Après Dewayne « Lee » Johnson, un Américain atteint d’un lymphome non-hodgkinien, c’est un autre californien, Edwin Hardeman, qui accuse le Roundup d’avoir contribué à son cancer, du même type que celui de Dewayne « Lee » Johnson.

La transparence en question

Cet habitant du comté de Sonoma, au nord de San Francisco (ouest), affirme avoir usé abondamment du Roundup pour désherber sa propriété depuis les années quatre-vingt jusqu’en 2012. Il a porté plainte contre Monsanto début 2016, un an après avoir été diagnostiqué.

 

Selon la plainte, Monsanto, désormais propriété de Bayer, « savait ou avait les éléments pour savoir que le Roundup était défectueux et non sûr » et qu’il pouvait « entraîner le cancer ou d’autres maladies ou blessures graves ».

 

« L’information que Monsanto a fournie […] ne contenait pas les avertissements et précautions adéquats qui auraient permis à Edwin Hardeman […] d’utiliser le produit de façon sûre », ajoutent ses avocats, accusant aussi, entre autres, la firme « d’avoir diffusé des informations erronées, fausses et trompeuses ».

 

Monsanto, qui vend du Roundup dans le monde entier depuis plus de 40 ans, s’en tient toujours à sa ligne de défense : ses produits ne sont pas dangereux si on respecte les conditions d’utilisation, et des centaines d’études scientifiques le prouvent.

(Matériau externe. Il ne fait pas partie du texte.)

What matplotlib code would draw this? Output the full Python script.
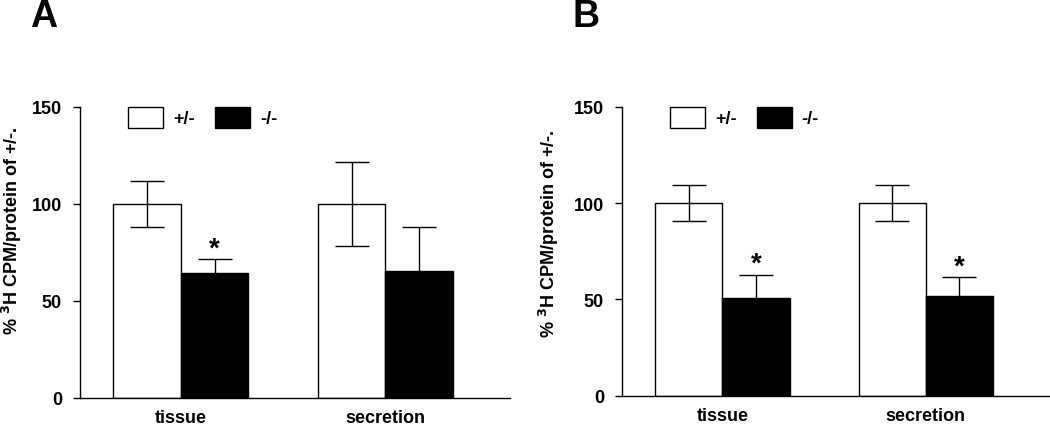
import matplotlib
matplotlib.use("Agg")
import matplotlib.pyplot as plt
import numpy as np
from matplotlib.patches import Patch

plt.rcParams["font.family"] = ["Liberation Sans", "DejaVu Sans"]
plt.rcParams["font.weight"] = "bold"

# ---------------------------------------------------------------------------
# Data
# ---------------------------------------------------------------------------
groups = ["tissue", "secretion"]
series = ["+/-", "-/-"]

a_het = [100, 100]
a_het_err = [12, 21.5]
a_ko = [64.5, 65.3]
a_ko_err = [7, 23]
a_star = [True, False]

b_het = [100, 100]
b_het_err = [9.5, 9.2]
b_ko = [50.8, 51.6]
b_ko_err = [12, 9.8]
b_star = [True, True]

ylabel = "% $\\mathbf{^3}$H CPM/protein of +/-."


def draw_panel(fig, ax, het, het_err, ko, ko_err, star, letter, label_xy):
    x = np.arange(len(groups))
    w = 0.33
    ax.bar(x - w / 2, het, w, color="white", edgecolor="black", linewidth=1.0, zorder=2)
    ax.bar(x + w / 2, ko, w, color="black", edgecolor="black", linewidth=1.0, zorder=2)
    ax.errorbar(x - w / 2, het, yerr=het_err, fmt="none", ecolor="black",
                elinewidth=1.0, capsize=12, capthick=1.0, zorder=3)
    ax.errorbar(x + w / 2, ko, yerr=ko_err, fmt="none", ecolor="black",
                elinewidth=1.0, capsize=12, capthick=1.0, zorder=1)
    for xi, v, e, s in zip(x, ko, ko_err, star):
        if s:
            ax.text(xi + w / 2, v + e - 1.0, "*", ha="center", va="bottom",
                    fontsize=20, fontweight="bold")

    ax.set_xlim(-0.493, 1.61)
    ax.set_ylim(0, 150)
    ax.set_yticks([0, 50, 100, 150])
    ax.set_xticks(x)
    ax.set_xticklabels(groups, fontsize=13, fontweight="bold")
    ax.tick_params(axis="x", length=0, pad=8)
    ax.tick_params(axis="y", direction="out", length=5, width=1.0, labelsize=13, pad=8)
    for lab in ax.get_yticklabels():
        lab.set_fontweight("bold")
    for side in ("top", "right"):
        ax.spines[side].set_visible(False)
    for side in ("left", "bottom"):
        ax.spines[side].set_linewidth(1.0)

    fig.text(label_xy[0], label_xy[1], ylabel, rotation=90, ha="center", va="center",
             fontsize=13, fontweight="bold")

    handles = [Patch(facecolor="white", edgecolor="black", linewidth=1.0, label=series[0]),
               Patch(facecolor="black", edgecolor="black", linewidth=1.0, label=series[1])]
    ax.legend(handles=handles, ncol=2, loc="upper left", bbox_to_anchor=(0.112, 1.0),
              frameon=False, handlelength=1.95, handleheight=1.4, columnspacing=1.1,
              handletextpad=0.55, borderpad=0, borderaxespad=0,
              prop={"size": 13, "weight": "bold"})

    ax.text(-0.085, 1.375, letter, transform=ax.transAxes, fontsize=27,
            fontweight="bold", ha="center", va="top")


fig = plt.figure(figsize=(10.5, 4.27), dpi=100)
ax_a = fig.add_axes([0.0762, 0.0656, 0.4095, 0.6815])
ax_b = fig.add_axes([0.5924, 0.0710, 0.4076, 0.6768])

draw_panel(fig, ax_a, a_het, a_het_err, a_ko, a_ko_err, a_star, "A", (0.0114, 0.461))
draw_panel(fig, ax_b, b_het, b_het_err, b_ko, b_ko_err, b_star, "B", (0.523, 0.454))

fig.savefig("out.png", dpi=100)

Une première au niveau fédéral

Ce nouveau procès, organisé également à San Francisco, est le premier à s’ouvrir au niveau fédéral, l’affaire Johnson étant restée au niveau de la Californie. Il est juridiquement lié à ces centaines d’autres contre le Roundup à travers les États-Unis (un même juge a supervisé les procédures préprocès avant de renvoyer chaque affaire à sa juridiction).

 

Sans qu’il s’agisse d’une action en nom collectif (« class action ») puisque les procès seront distincts, le jugement qui sortira de celui-ci donnera un signe important aux autres juridictions et servira de « test ».

 

Le précédent du procès Johnson devrait aussi bien sûr être dans toutes les têtes pendant ces débats, qui devraient durer quatre à cinq semaines. En août, un jury populaire avait condamné Monsanto à lui verser 289 millions de dollars de dommages compensatoires et « punitifs », estimant que son produit avait considérablement contribué à la maladie du plaignant et qu’il avait sciemment omis d’avertir des risques.

 

En octobre, une juge avait toutefois réduit ces sommes à 78,5 millions de dollars, estimant la décision du jury disproportionnée, mais sans revenir sur le fond du verdict, pour lequel Bayer a fait appel.

En deux temps

À la demande de Bayer, le procès Hardeman se déroulera en deux temps : une première phase tentera de déterminer si le Roundup est responsable du cancer du plaignant. Si le jury estime que c’est le cas, il devra décider si oui ou non, Monsanto a une responsabilité (parce qu’il aurait connu mais caché les risques) et si oui, quels sont les dommages et intérêts à verser.

 

Pour le juge, la scission des débats est censée aider le jury à décider de la responsabilité éventuelle du produit, sans être influencé par la réputation de Monsanto, qui a une image plus que controversée dans le monde, accusé notamment d’avoir manipulé des études.

 

C’est donc pendant la première phase que les deux parties s’opposeront à coup d’études scientifiques complexes, la défense affirmant qu’elles prouvent l’innocuité du glyphosate, le plaignant assurant qu’elles sont biaisées et ne prouvent rien.